There is quite simply nothing Didier Raas does not know about mushrooms, toadstools and fungi in general. He talked us through the anatomy of the mushroom – the cap, ring, gills, spores, stem, volva and mycelium – pointing out the extraordinary differences in texture, friability, colouring and odour, from one mushroom that smelled unmistakably of the welding gas acetylene, to others that smell like washing detergent, locomotive smoke, clementines, geraniums and even a seaweedy high tide. No mycologist worth his spores should smoke or wear perfume or aftershave, says Didier. Surprisingly, not a single mushroom we picked smelled of… well, mushrooms.
The question that was on everyone’s lips, as we peered proudly or shamefacedly into our baskets – the elephant in the forest, so to speak – was “Is it edible?” Every now and then, Didier’s face lit up and he said, “Yes, indeed. A fine specimen!” More often than not, though, the answer was in the negative.
“You’d think so, wouldn’t you? But there are 2,500 varieties of mushroom in this particular species and only four of them are edible.”
“Beautiful, isn’t it? But instant diarrhoea, I’m afraid.”
“Look how similar these two look! This one’s delicious, but this one will kill you!”
At one point, an elderly gentleman next to me who was looking increasingly crestfallen chucked his mushrooms on the ground and discreetly made his exit. The death sentences continued unabated.
“Now there’s an interesting thing about this family of mushrooms. They’re perfectly OK to eat, unless you drink alcohol. If you drink alcohol they can kill you. There’s a court case going on in Nantes at the moment. A woman who fed them to all of her dinner guests, knowing full well that only her husband would be drinking during the meal.”
He took each of our baskets and one by one tossed aside the noxious ones. “This belongs to a lethal family. The funny thing is, you have no symptoms for 14 days, then it kills you.”
“And this – well it makes you sweat like a pig, weep and go blind and only injections of atropine every 10 minutes will save your sight.”
“Ah yes, a toadstool that makes you feel as if your legs are dropping off. The pain lasts six months and is so intense that only massive doses of morphine can make life bearable.”
“Didier, is this one edible?” “Yes, it is. But look out for its cousin. Almost identical, but with a very fine red line just here, around the gills. Absolutely deadly.”

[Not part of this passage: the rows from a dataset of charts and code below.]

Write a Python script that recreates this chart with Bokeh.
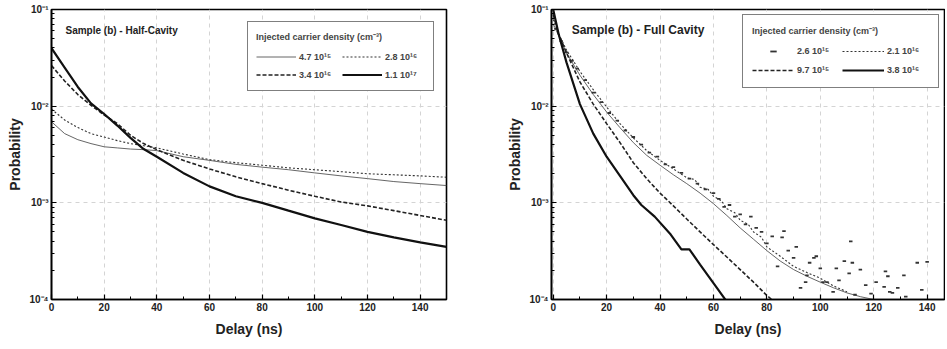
from bokeh.plotting import figure
from bokeh.layouts import row
from bokeh.models import Range1d, FixedTicker, Legend, LegendItem, Label
from bokeh.embed import file_html
from bokeh.resources import INLINE

FONT = "Liberation Sans"

# ---------------- Left panel: Sample (b) - Half-Cavity ----------------
half_delay = [0, 5, 10, 15, 20, 25, 30, 35, 40, 50, 60, 70, 80, 90, 100, 110, 120, 130, 140, 150]
half_4p7e15 = [0.0069, 0.0052, 0.0045, 0.0041, 0.0038, 0.0037, 0.0036, 0.00355, 0.00347, 0.0030,
               0.00275, 0.0025, 0.00234, 0.0022, 0.00204, 0.0019, 0.00178, 0.00166, 0.00158, 0.00151]
half_2p8e16 = [0.0093, 0.0072, 0.0060, 0.0052, 0.0048, 0.0044, 0.0041, 0.0039, 0.0037, 0.0032,
               0.0028, 0.0026, 0.00245, 0.0023, 0.0022, 0.0021, 0.0020, 0.00195, 0.0019, 0.00184]
half_3p4e16 = [0.0263, 0.0182, 0.0132, 0.0102, 0.0081, 0.0066, 0.0050, 0.0041, 0.00355, 0.00275,
               0.00224, 0.00186, 0.00158, 0.00135, 0.00117, 0.00102, 0.00093, 0.00083, 0.00074, 0.00066]
half_1p1e17 = [0.0398, 0.0251, 0.0158, 0.0107, 0.0083, 0.0063, 0.0047, 0.0036, 0.0030, 0.00204,
               0.00148, 0.00117, 0.00100, 0.00083, 0.00069, 0.00059, 0.00050, 0.00044, 0.00039, 0.00035]

# ---------------- Right panel: Sample (b) - Full Cavity ----------------
full_3p8e16_delay = [0, 2, 5, 10, 15, 20, 25, 30, 33, 38, 44, 48, 51, 55, 60, 65]
full_3p8e16 = [0.100, 0.0562, 0.0282, 0.0105, 0.0052, 0.0030, 0.0019, 0.0012, 0.00095, 0.00072,
               0.00047, 0.00033, 0.00033, 0.00023, 0.000148, 0.000095]

full_9p7e15_delay = [0, 2, 5, 10, 15, 20, 25, 30, 35, 40, 45, 50, 55, 60, 65, 70, 75, 80, 84]
full_9p7e15 = [0.089, 0.056, 0.0355, 0.0178, 0.0105, 0.0066, 0.0042, 0.0026, 0.00178, 0.00126,
               0.00093, 0.00068, 0.00050, 0.00037, 0.000275, 0.000204, 0.000151, 0.00011, 0.000089]

full_2p1e16_delay = [0, 2, 5, 10, 15, 20, 25, 30, 35, 40, 45, 50, 53, 55, 58, 60, 63, 65, 68, 70,
                     73, 75, 78, 80, 85, 90, 95, 100, 105, 110]
full_2p1e16 = [0.079, 0.056, 0.038, 0.0229, 0.0148, 0.0098, 0.0066, 0.0047, 0.00347, 0.00275,
               0.00224, 0.00182, 0.00174, 0.00145, 0.00138, 0.00117, 0.00105, 0.00087, 0.00079, 0.00066,
               0.00060, 0.00050, 0.00044, 0.00035, 0.00028, 0.00022, 0.00019, 0.000166, 0.000138, 0.00012]

full_fit_delay = [0, 5, 10, 15, 20, 25, 30, 35, 40, 45, 50, 55, 60, 65, 70, 75, 80, 85, 90, 95,
                  100, 105, 110, 115, 120]
full_fit = [0.071, 0.0355, 0.0209, 0.0132, 0.0087, 0.0060, 0.0042, 0.0031, 0.00245, 0.00195,
            0.00158, 0.00126, 0.00098, 0.00074, 0.00055, 0.00042, 0.00032, 0.00025, 0.000204, 0.000174,
            0.000151, 0.000132, 0.000117, 0.000107, 0.0001]

full_2p6e15_delay = [1, 3, 5, 7, 9, 12, 15, 18, 21, 24, 27, 30, 33, 36, 39, 42, 45, 48, 51, 54,
                     57, 60, 62, 64, 66, 68, 70, 72, 74, 76, 78, 80, 82, 84, 85.7, 86.4, 88, 90, 91, 92.6,
                     94.5, 95, 96, 97.6, 98.5, 100, 101, 102.5, 104.8, 106, 107, 109, 110.8, 111.4, 112,
                     113, 115, 117, 119, 120.9, 123.9, 124.4, 125.3, 126, 127, 129, 131.3, 132, 136.3, 138, 140]
full_2p6e15 = [0.063, 0.047, 0.036, 0.0295, 0.0245, 0.0186, 0.0138, 0.0110, 0.0085, 0.0071,
               0.0056, 0.0048, 0.0040, 0.0033, 0.0030, 0.0025, 0.00234, 0.00204, 0.00178, 0.00158,
               0.00138, 0.00126, 0.00110, 0.00091, 0.00095, 0.00072, 0.00076, 0.00060, 0.00072, 0.00055,
               0.00050, 0.00038, 0.00045, 0.00022, 0.00044, 0.00051, 0.00032, 0.00027, 0.00035, 0.000132,
               0.000151, 0.000178, 0.00024, 0.00027, 0.00028, 0.00021, 0.000151, 0.000151, 0.00012, 0.00021,
               0.000158, 0.00025, 0.000186, 0.00040, 0.00024, 0.000112, 0.000204, 0.000141, 0.000115, 0.000151,
               0.000135, 0.000195, 0.000174, 0.00012, 0.000117, 0.000132, 0.000178, 0.000107, 0.00024, 0.000126,
               0.000245]

x_ticks = [0, 20, 40, 60, 80, 100, 120, 140]
x_minor = [10, 30, 50, 70, 90, 110, 130, 150]
y_ticks = [1e-4, 1e-3, 1e-2, 1e-1]
y_tick_labels = ["10⁻⁴", "10⁻³", "10⁻²", "10⁻¹"]
y_minor = [m * d for d in (1e-4, 1e-3, 1e-2) for m in range(2, 10)]


def make_fig(width, x_start, x_end, border_left, border_right):
    p = figure(width=width, height=345, x_axis_type="linear", y_axis_type="log",
               x_range=Range1d(x_start, x_end), y_range=Range1d(1e-4, 1e-1),
               output_backend="svg", toolbar_location=None,
               min_border_left=border_left, min_border_right=border_right,
               min_border_top=9, min_border_bottom=46)
    p.background_fill_color = "white"
    p.outline_line_color = "black"
    p.outline_line_width = 1.6
    p.outline_line_alpha = 1.0
    p.xaxis.ticker = FixedTicker(ticks=x_ticks, minor_ticks=x_minor)
    p.yaxis.ticker = FixedTicker(ticks=y_ticks, minor_ticks=y_minor)
    p.yaxis.major_label_overrides = dict(zip(y_ticks, y_tick_labels))
    for ax in (p.xaxis, p.yaxis):
        ax.axis_line_color = "black"
        ax.axis_line_width = 1.6
        ax.major_tick_in = 5
        ax.major_tick_out = 0
        ax.minor_tick_in = 3
        ax.minor_tick_out = 0
        ax.major_tick_line_width = 1.2
        ax.major_label_text_font = FONT
        ax.major_label_text_font_size = "10px"
        ax.major_label_text_font_style = "bold"
        ax.major_label_text_color = "#222222"
        ax.axis_label_text_font = FONT
        ax.axis_label_text_font_size = "14px"
        ax.axis_label_text_font_style = "bold"
        ax.axis_label_text_color = "#222222"
        ax.major_label_standoff = 3
    p.xaxis.axis_label = "Delay (ns)"
    p.yaxis.axis_label = "Probability"
    p.xaxis.axis_label_standoff = 7
    p.yaxis.axis_label_standoff = 3
    for g in (p.xgrid, p.ygrid):
        g.grid_line_color = "#d4d4d4"
        g.grid_line_dash = "4 4"
        g.grid_line_width = 1
    return p


def style_legend(leg, margin, glyph_w, label_w, row_h, pad):
    leg.location = "top_right"
    leg.margin = margin
    leg.ncols = 2
    leg.border_line_color = "black"
    leg.border_line_width = 1.6
    leg.background_fill_color = "white"
    leg.background_fill_alpha = 1.0
    leg.padding = pad
    leg.spacing = 3
    leg.glyph_width = glyph_w
    leg.glyph_height = row_h
    leg.label_height = row_h
    leg.label_width = label_w
    leg.label_standoff = 3
    leg.label_text_font = FONT
    leg.label_text_font_size = "9px"
    leg.label_text_font_style = "bold"
    leg.title_text_font = FONT
    leg.title_text_font_size = "9px"
    leg.title_text_font_style = "bold"
    leg.title_standoff = 6


# ---- left figure ----
p1 = make_fig(468, 0, 150, 51, 22)
r_thin = p1.line(half_delay, half_4p7e15, line_color="#555555", line_width=0.9)
r_dot = p1.line(half_delay, half_2p8e16, line_color="#333333", line_width=1.1, line_dash="2 2")
r_dash = p1.line(half_delay, half_3p4e16, line_color="#222222", line_width=1.6, line_dash="4 2")
r_thick = p1.line(half_delay, half_1p1e17, line_color="#111111", line_width=2.2)
# column-major fill: column 1 = first two items, column 2 = last two
leg1 = Legend(items=[
    LegendItem(label="4.7 10¹⁵", renderers=[r_thin]),
    LegendItem(label="3.4 10¹⁶", renderers=[r_dash]),
    LegendItem(label="2.8 10¹⁶", renderers=[r_dot]),
    LegendItem(label="1.1 10¹⁷", renderers=[r_thick]),
], title="Injected carrier density (cm⁻³)")
style_legend(leg1, 12, 40, 40, 15, 8)
p1.add_layout(leg1)
p1.add_layout(Label(x=5.3, y=0.061, text="Sample (b) - Half-Cavity", text_font=FONT,
                    text_font_size="10px", text_font_style="bold", text_color="#222222",
                    text_baseline="middle"))

# ---- right figure ----
p2 = make_fig(477, -0.64, 146.5, 83, 1)
p2.line(full_fit_delay, full_fit, line_color="#555555", line_width=0.9)
r_pts = p2.scatter(full_2p6e15_delay, full_2p6e15, marker="dash", size=3.5,
                   line_color="#333333", line_width=1.8)
r_dot2 = p2.line(full_2p1e16_delay, full_2p1e16, line_color="#333333", line_width=1.1, line_dash="2 2")
r_dash2 = p2.line(full_9p7e15_delay, full_9p7e15, line_color="#222222", line_width=1.6, line_dash="4 2")
r_thick2 = p2.line(full_3p8e16_delay, full_3p8e16, line_color="#111111", line_width=2.2)
leg2 = Legend(items=[
    LegendItem(label="2.6 10¹⁵", renderers=[r_pts]),
    LegendItem(label="9.7 10¹⁵", renderers=[r_dash2]),
    LegendItem(label="2.1 10¹⁶", renderers=[r_dot2]),
    LegendItem(label="3.8 10¹⁶", renderers=[r_thick2]),
], title="Injected carrier density (cm⁻³)")
style_legend(leg2, 5, 42, 42, 16, 9)
p2.add_layout(leg2)
p2.add_layout(Label(x=6.9, y=0.062, text="Sample (b) - Full Cavity", text_font=FONT,
                    text_font_size="12px", text_font_style="bold", text_color="#222222",
                    text_baseline="middle"))

layout = row(p1, p2)
open("out.html", "w").write(file_html(layout, INLINE))
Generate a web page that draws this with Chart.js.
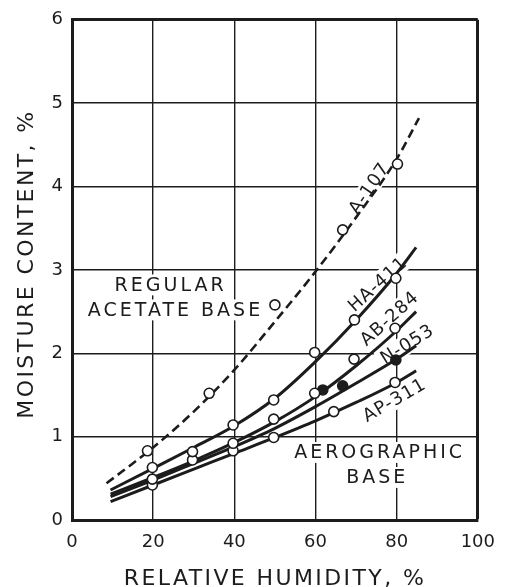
<!DOCTYPE html>
<html>
<head>
<meta charset="utf-8">
<script src="https://cdn.jsdelivr.net/npm/chart.js@4.4.1/dist/chart.umd.min.js"></script>
<style>
  html, body { margin: 0; padding: 0; background: #fff; }
  canvas { display: block; }
</style>
</head>
<body>
<canvas id="moistureChart" width="507" height="587"></canvas>
<script>
// --- data ---
const rhTicks = [0, 20, 40, 60, 80, 100];
const mcTicks = [0, 1, 2, 3, 4, 5, 6];

// fitted curves (relative humidity %, moisture content %)
const a107CurveRH = [8.5, 20, 30, 40, 50, 60, 70, 80, 85.5];
const a107CurveMC = [0.44, 0.87, 1.30, 1.80, 2.38, 2.98, 3.63, 4.33, 4.82];
const baseCurveRH = [9.5, 20, 30, 40, 50, 60, 70, 80, 84.8];
const ha411CurveMC = [0.36, 0.62, 0.87, 1.13, 1.46, 1.90, 2.40, 2.96, 3.27];
const ab284CurveMC = [0.31, 0.51, 0.71, 0.93, 1.18, 1.48, 1.85, 2.27, 2.50];
const n053CurveMC = [0.28, 0.48, 0.68, 0.88, 1.10, 1.36, 1.64, 1.93, 2.09];
const ap311CurveMC = [0.22, 0.42, 0.61, 0.80, 0.99, 1.19, 1.41, 1.65, 1.79];

// measured points
const a107PointRH = [18.6, 33.8, 50, 66.7, 80.2];
const a107PointMC = [0.83, 1.52, 2.58, 3.48, 4.27];
const ha411PointRH = [19.8, 29.7, 39.7, 49.7, 59.8, 69.6, 79.8];
const ha411PointMC = [0.63, 0.82, 1.14, 1.44, 2.01, 2.40, 2.90];
const ab284PointRH = [19.8, 29.7, 39.7, 49.7, 59.8, 69.5, 79.6];
const ab284PointMC = [0.49, 0.72, 0.92, 1.21, 1.52, 1.93, 2.30];
const n053PointRH = [61.8, 66.7, 79.8];
const n053PointMC = [1.56, 1.61, 1.92];
const ap311PointRH = [19.8, 39.7, 49.7, 64.5, 79.6];
const ap311PointMC = [0.42, 0.83, 0.99, 1.30, 1.65];

const INK = '#1c1c1c';
const FONT = "'DejaVu Sans', sans-serif";

function pts(xs, ys) {
    return xs.map((x, i) => ({ x: x, y: ys[i] }));
}

function curve(xs, ys, dashed) {
    return {
        data: pts(xs, ys),
        borderColor: INK,
        borderWidth: dashed ? 2.6 : 3,
        borderDash: dashed ? [9, 5] : [],
        pointRadius: 0,
        cubicInterpolationMode: 'monotone',
        fill: false,
        order: 2
    };
}

function markers(xs, ys, filled) {
    return {
        data: pts(xs, ys),
        showLine: false,
        pointRadius: 5,
        pointBorderWidth: 1.6,
        pointBorderColor: INK,
        pointBackgroundColor: filled ? INK : '#fff',
        order: 1
    };
}

// text written on the plot (positions in data units)
const plotLabels = [
    { text: 'REGULAR', x: 24.3, y: 2.82, angle: 0, size: 19, spacing: 3 },
    { text: 'ACETATE BASE', x: 25.5, y: 2.52, angle: 0, size: 19, spacing: 3 },
    { text: 'AEROGRAPHIC', x: 75.8, y: 0.81, angle: 0, size: 19, spacing: 3 },
    { text: 'BASE', x: 75.2, y: 0.51, angle: 0, size: 19, spacing: 3 },
    { text: 'A-107', x: 73.2, y: 3.98, angle: -56, size: 18, spacing: 1 },
    { text: 'HA-411', x: 75.3, y: 2.83, angle: -42, size: 18, spacing: 1 },
    { text: 'AB-284', x: 78.2, y: 2.42, angle: -42, size: 18, spacing: 1 },
    { text: 'N-053', x: 82.6, y: 2.11, angle: -32, size: 18, spacing: 1 },
    { text: 'AP-311', x: 79.4, y: 1.44, angle: -30, size: 18, spacing: 1 }
];

const textPlugin = {
    id: 'textPlugin',
    beforeDatasetsDraw(chart) {
        const ctx = chart.ctx;
        const xs = chart.scales.x, ys = chart.scales.y;
        plotLabels.forEach(l => {
            ctx.save();
            ctx.translate(xs.getPixelForValue(l.x), ys.getPixelForValue(l.y));
            ctx.rotate(l.angle * Math.PI / 180);
            ctx.font = l.size + 'px ' + FONT;
            ctx.letterSpacing = l.spacing + 'px';
            ctx.textAlign = 'center';
            ctx.textBaseline = 'middle';
            const w = ctx.measureText(l.text).width;
            ctx.fillStyle = '#fff';
            ctx.fillRect(-w / 2 - 4, -l.size * 0.55, w + 8, l.size * 1.1);
            ctx.fillStyle = INK;
            ctx.fillText(l.text, 0, 1);
            ctx.restore();
        });
    },
    afterDraw(chart) {
        // axis titles
        const ctx = chart.ctx;
        ctx.save();
        ctx.font = '22px ' + FONT;
        ctx.letterSpacing = '2.4px';
        ctx.fillStyle = INK;
        ctx.textAlign = 'center';
        ctx.textBaseline = 'alphabetic';
        ctx.fillText('RELATIVE HUMIDITY, %', 275, 585);
        ctx.translate(33, 264);
        ctx.rotate(-Math.PI / 2);
        ctx.fillText('MOISTURE CONTENT, %', 0, 0);
        ctx.restore();
    }
};

new Chart(document.getElementById('moistureChart'), {
    type: 'line',
    data: {
        datasets: [
            curve(a107CurveRH, a107CurveMC, true),
            curve(baseCurveRH, ha411CurveMC),
            curve(baseCurveRH, ab284CurveMC),
            curve(baseCurveRH, n053CurveMC),
            curve(baseCurveRH, ap311CurveMC),
            markers(a107PointRH, a107PointMC),
            markers(ha411PointRH, ha411PointMC),
            markers(ab284PointRH, ab284PointMC),
            markers(n053PointRH, n053PointMC, true),
            markers(ap311PointRH, ap311PointMC)
        ]
    },
    options: {
        responsive: false,
        animation: false,
        layout: { padding: { top: 16, right: 15, left: 0, bottom: 0 } },
        plugins: { legend: { display: false }, tooltip: { enabled: false } },
        scales: {
            x: {
                type: 'linear',
                min: 0,
                max: 100,
                afterBuildTicks: s => { s.ticks = rhTicks.map(v => ({ value: v })); },
                afterFit: s => { s.height = 67; },
                grid: {
                    color: INK,
                    lineWidth: c => (c.tick && c.tick.value === 100 ? 3 : 1.4),
                    drawTicks: false
                },
                border: { color: INK, width: 3 },
                ticks: { color: INK, font: { family: FONT, size: 18 }, padding: 12, maxRotation: 0 }
            },
            y: {
                type: 'linear',
                min: 0,
                max: 6,
                afterBuildTicks: s => { s.ticks = mcTicks.map(v => ({ value: v })); },
                afterFit: s => { s.width = 72; },
                grid: {
                    color: INK,
                    lineWidth: c => (c.tick && c.tick.value === 6 ? 3 : 1.4),
                    drawTicks: false
                },
                border: { color: INK, width: 3 },
                ticks: { color: INK, font: { family: FONT, size: 18 }, padding: 9 }
            }
        }
    },
    plugins: [textPlugin]
});
</script>
</body>
</html>
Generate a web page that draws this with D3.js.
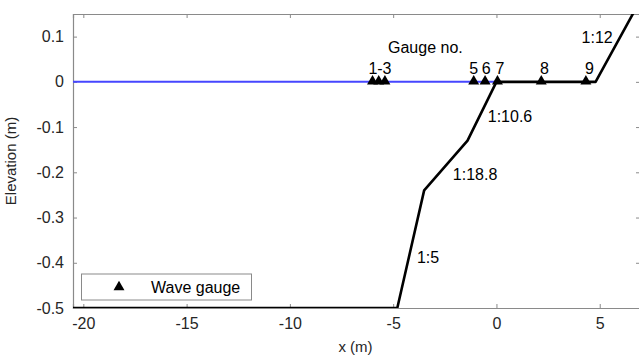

“Can I eat this?” “Yes, but not too many, please. Since Chernobyl, it absorbs radioactive Caesium at a very high rate. In Russia, they drop pamphlets on forests by plane to warn people against picking these fellas.”
“Aha! Eat that, and you’ll be seeing pink elephants within 30 seconds.”
By this time, everybody was sticking very close to Didier, as if mushroom Armageddon was approaching and he was our sole Redeemer. The question now on everyone’s lips was, “How can we ever go mushrooming without Didier?” Didier smiled knowingly. Clearly the answer was, “Forget it. You can’t”. But Didier is on a loftier plane altogether, in the end. You see, fundamentally he couldn’t care less whether a mushroom is edible or not. He finds them all beautiful in their different ways. It also turned out that he knows how to identify apples just by looking at their cross-sections, horizontally and vertically. One thing our little trip into the forest definitely taught all of us was the enormous variety of mushrooms out there, and how many of them were terminally toxic. But in the end it’s a case of “The mushroom-eater is dead, long live the mushroom!” Verily, if you are one of those who think that life’s too short to stuff a mushroom, Didier Raas is not your man.
This outing, on a day of resplendent sunshine, was a fascinating insight into that barely visible world of pretty domed caps shunting up beneath our feet. But when the visit was over, like the elderly gentleman before us, we discreetly emptied our basket onto the forest floor and headed for Loches market before it closed. No offence, anyone. There’s a Dutchman there who grows mushrooms in his cellar, under controlled conditions – Paris mushrooms, shiitake – and accepts forest mushrooms such as pieds de mouton, girolles and cêpes – from mushroom Maharishis such as Didier.